◆ **What is expected**
Take the lines from the head of the listing through the one bearing "plt.rcParams['font.family'] = ['Liberation" and copy them exactly, leaving every picture out.

─── Source data

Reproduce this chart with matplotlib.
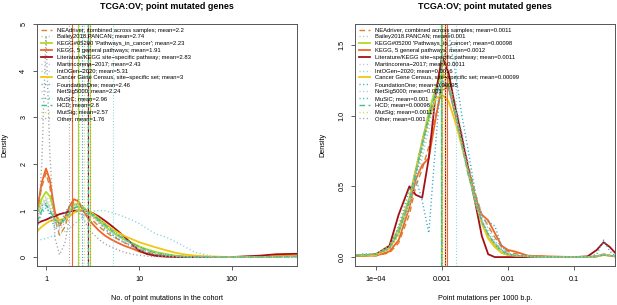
import numpy as np
import matplotlib
matplotlib.use('Agg')
import matplotlib.pyplot as plt

plt.rcParams['font.family'] = ['Liberation Sans', 'DejaVu Sans']

# gene set names and legend styles
names = ['NEAdriver, combined across samples', 'Bailey2018.PANCAN',
         "KEGG#05200 'Pathways_in_cancer'", 'KEGG, 5 general pathways',
         'Literature/KEGG site\u2212specific pathway', 'Martincorena\u22122017',
         'IntOGen\u22122020', 'Cancer Gene Census, site\u2212specific set',
         'FoundationOne', 'NetSig5000', 'MuSiC', 'HCD', 'MutSig', 'Other']
colors = ['#D9822B', '#B3C4A3', '#ADDC1E', '#F0652A', '#A50F15', '#C4B5D9',
          '#7ED3D6', '#F2C80F', '#2FA7C6', '#9ECAE1', '#30B8B0', '#3FBF8F',
          '#C2DA5A', '#9E9E9E']
styles = ['dashed', 'dotted', 'solid', 'solid', 'solid', 'dotted', 'dotted',
          'solid', 'dotted', 'dotted', 'dotted', 'dashed', 'dotted', 'dotted']

# left panel: number of point mutations in the cohort
left_x = [0.8, 0.9, 1.0, 1.1, 1.25, 1.4, 1.6, 1.8, 2.0, 2.2, 2.5, 2.8, 3.2, 3.7, 4.3,
          5, 6, 7, 8.5, 10, 12, 15, 20, 25, 30, 40, 60, 100, 200, 300, 500]
left_neadriver = [0.95, 1.5, 1.8, 1.5, 0.8, 0.47, 0.65, 1.0, 1.2, 1.22, 1.05, 0.9, 0.78, 0.66, 0.55,
                  0.46, 0.38, 0.31, 0.23, 0.17, 0.11, 0.06, 0.03, 0.015, 0.008, 0.003, 0, 0, 0.01, 0.02, 0.03]
left_bailey = [0.8, 1.1, 1.2, 1.05, 0.75, 0.62, 0.78, 0.98, 1.08, 1.1, 1.04, 0.96, 0.86, 0.75, 0.64,
               0.54, 0.43, 0.35, 0.27, 0.2, 0.14, 0.09, 0.045, 0.02, 0.01, 0.004, 0, 0, 0.005, 0.01, 0.015]
left_kegg05200 = [0.95, 1.25, 1.4, 1.3, 0.95, 0.78, 0.82, 1.0, 1.12, 1.15, 1.08, 0.98, 0.88, 0.77, 0.66,
                  0.56, 0.45, 0.38, 0.3, 0.23, 0.17, 0.11, 0.06, 0.03, 0.015, 0.005, 0, 0, 0, 0.01, 0.02]
left_kegg5 = [1.0, 1.6, 1.9, 1.65, 0.95, 0.68, 0.85, 1.1, 1.24, 1.2, 1.0, 0.85, 0.7, 0.57, 0.46,
              0.38, 0.3, 0.24, 0.18, 0.12, 0.08, 0.045, 0.02, 0.01, 0.005, 0, 0, 0, 0.01, 0.02, 0.03]
left_literature = [0.72, 0.77, 0.8, 0.84, 0.88, 0.92, 0.95, 0.98, 0.99, 1.0, 1.0, 0.98, 0.94, 0.87, 0.78,
                   0.68, 0.55, 0.43, 0.27, 0.14, 0.07, 0.025, 0.007, 0.002, 0, 0, 0, 0, 0.03, 0.06, 0.07]
left_martincorena = [0.6, 1.0, 1.25, 1.05, 0.7, 0.58, 0.74, 0.95, 1.05, 1.08, 1.02, 0.94, 0.84, 0.72, 0.6,
                     0.5, 0.4, 0.32, 0.24, 0.17, 0.11, 0.06, 0.025, 0.01, 0.005, 0, 0, 0, 0.005, 0.01, 0.01]
left_intogen = [0.35, 0.38, 0.4, 0.43, 0.47, 0.5, 0.55, 0.62, 0.7, 0.77, 0.86, 0.93, 0.98, 1.0, 0.99,
                0.96, 0.91, 0.86, 0.79, 0.72, 0.62, 0.5, 0.42, 0.32, 0.24, 0.1, 0.02, 0, 0, 0.005, 0.01]
left_cgc = [0.55, 0.65, 0.72, 0.77, 0.8, 0.8, 0.82, 0.88, 0.95, 1.0, 1.02, 1.0, 0.93, 0.83, 0.72,
            0.62, 0.52, 0.45, 0.38, 0.32, 0.27, 0.21, 0.14, 0.09, 0.06, 0.03, 0.01, 0, 0, 0.01, 0.02]
left_foundationone = [0.9, 1.1, 1.15, 0.9, 0.6, 0.68, 0.95, 1.1, 1.05, 0.95, 0.9, 0.95, 0.9, 0.76, 0.6,
                      0.5, 0.38, 0.3, 0.22, 0.15, 0.1, 0.06, 0.03, 0.015, 0.008, 0.003, 0, 0, 0, 0.005, 0.01]
left_netsig = [0.85, 1.15, 1.3, 1.2, 0.88, 0.74, 0.82, 1.0, 1.1, 1.12, 1.06, 0.97, 0.87, 0.76, 0.65,
               0.55, 0.44, 0.36, 0.28, 0.21, 0.15, 0.1, 0.05, 0.025, 0.012, 0.004, 0, 0, 0, 0.005, 0.01]
left_music = [0.7, 0.95, 1.05, 0.95, 0.78, 0.72, 0.82, 0.98, 1.06, 1.08, 1.05, 0.99, 0.92, 0.82, 0.71,
              0.6, 0.48, 0.39, 0.3, 0.22, 0.16, 0.1, 0.05, 0.025, 0.012, 0.004, 0, 0, 0, 0.005, 0.01]
left_hcd = [0.75, 1.0, 1.12, 1.0, 0.8, 0.72, 0.8, 0.96, 1.05, 1.08, 1.05, 0.98, 0.9, 0.8, 0.69,
            0.58, 0.47, 0.38, 0.29, 0.21, 0.15, 0.09, 0.045, 0.02, 0.01, 0.003, 0, 0, 0, 0.005, 0.01]
left_mutsig = [0.82, 1.12, 1.25, 1.1, 0.82, 0.7, 0.8, 0.98, 1.08, 1.1, 1.04, 0.96, 0.87, 0.76, 0.65,
               0.55, 0.44, 0.36, 0.28, 0.2, 0.14, 0.09, 0.045, 0.02, 0.01, 0.003, 0, 0, 0, 0.005, 0.01]
left_other = [0.3, 2.0, 4.75, 2.2, 0.4, 0.05, 0.3, 0.9, 1.15, 1.1, 0.85, 0.65, 0.5, 0.38, 0.28,
              0.22, 0.15, 0.1, 0.06, 0.04, 0.02, 0.01, 0.005, 0, 0, 0, 0, 0, 0, 0, 0]
left_means = [2.2, 2.74, 2.23, 1.91, 2.83, 2.43, 5.31, 3, 2.46, 2.24, 2.96, 2.8, 2.57, 1.76]

# right panel: point mutations per 1000 b.p.
right_x = [4.8e-5, 6.3e-5, 1e-4, 1.6e-4, 2.2e-4, 3.2e-4, 4e-4, 5e-4, 6.3e-4, 8e-4, 1e-3, 1.26e-3,
           1.6e-3, 2e-3, 2.5e-3, 3.2e-3, 4e-3, 5e-3, 6.3e-3, 8e-3, 0.01, 0.0126, 0.02, 0.04,
           0.1, 0.16, 0.22, 0.28, 0.35, 0.42]
right_neadriver = [0.01, 0.01, 0.01, 0.03, 0.1, 0.3, 0.5, 0.62, 0.78, 1.0, 1.18, 1.2, 1.02, 0.82, 0.65,
                   0.45, 0.3, 0.22, 0.14, 0.07, 0.04, 0.025, 0.01, 0.003, 0, 0, 0.005, 0.015, 0.01, 0.005]
right_bailey = [0.01, 0.015, 0.02, 0.06, 0.16, 0.38, 0.55, 0.75, 0.95, 1.12, 1.22, 1.18, 1.0, 0.78, 0.58,
                0.38, 0.24, 0.15, 0.09, 0.04, 0.02, 0.01, 0.005, 0, 0, 0, 0.005, 0.02, 0.01, 0.005]
right_kegg05200 = [0.01, 0.015, 0.02, 0.08, 0.2, 0.42, 0.62, 0.82, 1.02, 1.2, 1.3, 1.25, 1.05, 0.82, 0.6,
                   0.4, 0.24, 0.14, 0.08, 0.03, 0.015, 0.01, 0.005, 0, 0, 0, 0.005, 0.015, 0.01, 0.005]
right_kegg5 = [0.01, 0.01, 0.01, 0.04, 0.12, 0.35, 0.55, 0.65, 0.7, 0.98, 1.22, 1.2, 1.0, 0.82, 0.62,
               0.42, 0.3, 0.26, 0.17, 0.08, 0.05, 0.04, 0.01, 0.005, 0, 0, 0.005, 0.02, 0.01, 0.005]
right_literature = [0.01, 0.01, 0.02, 0.08, 0.3, 0.5, 0.44, 0.42, 0.7, 1.15, 1.42, 1.3, 1.05, 0.85, 0.62,
                    0.38, 0.15, 0.02, 0, 0, 0, 0, 0, 0, 0, 0.005, 0.05, 0.105, 0.07, 0.03]
right_martincorena = [0.015, 0.015, 0.02, 0.07, 0.18, 0.4, 0.58, 0.78, 0.98, 1.15, 1.25, 1.2, 1.02, 0.8, 0.6,
                      0.4, 0.26, 0.16, 0.1, 0.05, 0.02, 0.012, 0.005, 0, 0, 0, 0.005, 0.02, 0.01, 0.005]
right_intogen = [0.015, 0.02, 0.02, 0.06, 0.15, 0.36, 0.52, 0.7, 0.9, 1.08, 1.2, 1.22, 1.1, 0.88, 0.66,
                 0.45, 0.3, 0.2, 0.12, 0.06, 0.03, 0.015, 0.005, 0, 0, 0, 0.005, 0.02, 0.01, 0.005]
right_cgc = [0.01, 0.01, 0.015, 0.06, 0.17, 0.4, 0.6, 0.8, 0.98, 1.12, 1.15, 1.1, 0.95, 0.78, 0.6,
             0.4, 0.24, 0.13, 0.07, 0.03, 0.015, 0.01, 0.005, 0, 0, 0, 0.005, 0.015, 0.01, 0.005]
right_foundationone = [0.01, 0.02, 0.02, 0.06, 0.22, 0.48, 0.56, 0.4, 0.17, 0.8, 1.35, 1.58, 1.3, 1.0, 0.75,
                       0.45, 0.27, 0.25, 0.22, 0.08, 0.02, 0.01, 0.01, 0, 0, 0, 0.02, 0.12, 0.04, 0.01]
right_netsig = [0.01, 0.015, 0.02, 0.07, 0.19, 0.41, 0.6, 0.8, 1.0, 1.18, 1.28, 1.22, 1.02, 0.8, 0.58,
                0.38, 0.24, 0.15, 0.09, 0.04, 0.02, 0.01, 0.005, 0, 0, 0, 0.005, 0.015, 0.01, 0.005]
right_music = [0.015, 0.02, 0.02, 0.06, 0.17, 0.39, 0.57, 0.77, 0.97, 1.14, 1.24, 1.2, 1.02, 0.8, 0.6,
               0.4, 0.26, 0.17, 0.1, 0.05, 0.025, 0.012, 0.005, 0, 0, 0, 0.005, 0.02, 0.01, 0.005]
right_hcd = [0.01, 0.015, 0.02, 0.07, 0.18, 0.4, 0.6, 0.8, 1.0, 1.16, 1.25, 1.2, 1.0, 0.79, 0.58,
             0.39, 0.25, 0.16, 0.09, 0.04, 0.02, 0.01, 0.005, 0, 0, 0, 0.005, 0.015, 0.01, 0.005]
right_mutsig = [0.015, 0.015, 0.02, 0.08, 0.2, 0.42, 0.62, 0.83, 1.03, 1.2, 1.28, 1.22, 1.02, 0.8, 0.58,
                0.38, 0.24, 0.15, 0.09, 0.04, 0.02, 0.01, 0.005, 0, 0, 0, 0.005, 0.02, 0.01, 0.005]
right_other = [0.01, 0.01, 0.02, 0.07, 0.2, 0.42, 0.62, 0.82, 1.0, 1.16, 1.25, 1.2, 1.02, 0.8, 0.6,
               0.4, 0.26, 0.16, 0.1, 0.05, 0.02, 0.01, 0.005, 0, 0, 0, 0.005, 0.015, 0.01, 0.005]
right_means = [0.0011, 0.001, 0.00098, 0.0012, 0.0011, 0.0011, 0.0016, 0.00099, 0.00095, 0.001,
               0.001, 0.00098, 0.0011, 0.001]

left_series = [left_neadriver, left_bailey, left_kegg05200, left_kegg5, left_literature,
               left_martincorena, left_intogen, left_cgc, left_foundationone, left_netsig,
               left_music, left_hcd, left_mutsig, left_other]
right_series = [right_neadriver, right_bailey, right_kegg05200, right_kegg5, right_literature,
                right_martincorena, right_intogen, right_cgc, right_foundationone, right_netsig,
                right_music, right_hcd, right_mutsig, right_other]


def dash_for(style):
    if style == 'dashed':
        return (4, 2.5)
    if style == 'dotted':
        return (0.8, 1.8)
    return None


def draw_panel(ax, xs, series, means, xlim, ylim, xticks, xticklabels, yticks, yticklabels, xlabel):
    for ys, col, st in zip(series, colors, styles):
        lw = 1.3 if st == 'solid' else 1.0
        line, = ax.plot(xs, ys, color=col, lw=lw)
        if dash_for(st):
            line.set_dashes(dash_for(st))
    handles = []
    for m, col, st, nm in zip(means, colors, styles, names):
        line = ax.axvline(m, color=col, lw=0.8)
        if dash_for(st):
            line.set_dashes(dash_for(st))
        h, = ax.plot([], [], color=col, lw=1.3 if st == 'solid' else 1.0,
                     label='%s; mean=%s' % (nm, '%g' % m))
        if dash_for(st):
            h.set_dashes(dash_for(st))
        handles.append(h)
    ax.set_xscale('log')
    ax.set_xlim(*xlim)
    ax.set_ylim(*ylim)
    ax.set_xticks(xticks)
    ax.set_xticklabels(xticklabels)
    ax.minorticks_off()
    ax.set_yticks(yticks)
    ax.set_yticklabels(yticklabels, rotation=90, va='center')
    ax.tick_params(direction='out', length=3, width=0.6, colors='#444444',
                   labelsize=5.2, labelcolor='black', pad=4)
    for sp in ax.spines.values():
        sp.set_color('#555555')
        sp.set_linewidth(0.7)
    ax.set_title('TCGA:OV; point mutated genes', fontsize=6.4, fontweight='bold', pad=11)
    ax.set_xlabel(xlabel, fontsize=5.2)
    ax.set_ylabel('Density', fontsize=5.2)
    ax.xaxis.set_label_coords(0.5, -0.136)
    ax.xaxis.label.set_va('center')
    ax.yaxis.set_label_coords(-0.123, 0.5)
    ax.yaxis.label.set_va('center')
    ax.legend(handles=handles, loc='upper left', bbox_to_anchor=(0.0, 1.0), frameon=False,
              fontsize=4.2, labelspacing=0.3, handlelength=2.0, handletextpad=0.9,
              borderaxespad=0.0, borderpad=0.6)


fig = plt.figure(figsize=(6.17, 3.05), dpi=100)
ax1 = fig.add_axes([37 / 617, 39 / 305, 260 / 617, 242 / 305])
ax2 = fig.add_axes([355 / 617, 39 / 305, 260 / 617, 242 / 305])

draw_panel(ax1, left_x, left_series, left_means, (0.8, 501), (-0.192, 4.99),
           [1, 10, 100], ['1', '10', '100'], [0, 1, 2, 3, 4, 5], ['0', '1', '2', '3', '4', '5'],
           'No. of point mutations in the cohort')
draw_panel(ax2, right_x, right_series, right_means, (4.8e-5, 0.417), (-0.063, 1.648),
           [1e-4, 1e-3, 1e-2, 1e-1], ['1e\u221204', '0.001', '0.01', '0.1'],
           [0, 0.5, 1.0, 1.5], ['0.0', '0.5', '1.0', '1.5'],
           'Point mutations per 1000 b.p.')

fig.savefig('out.png', dpi=100)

──────

◆ **Exercise result**
Reproduce this chart with matplotlib.
import numpy as np
import matplotlib
matplotlib.use('Agg')
import matplotlib.pyplot as plt

plt.rcParams['font.family'] = ['Liberation Sans', 'DejaVu Sans']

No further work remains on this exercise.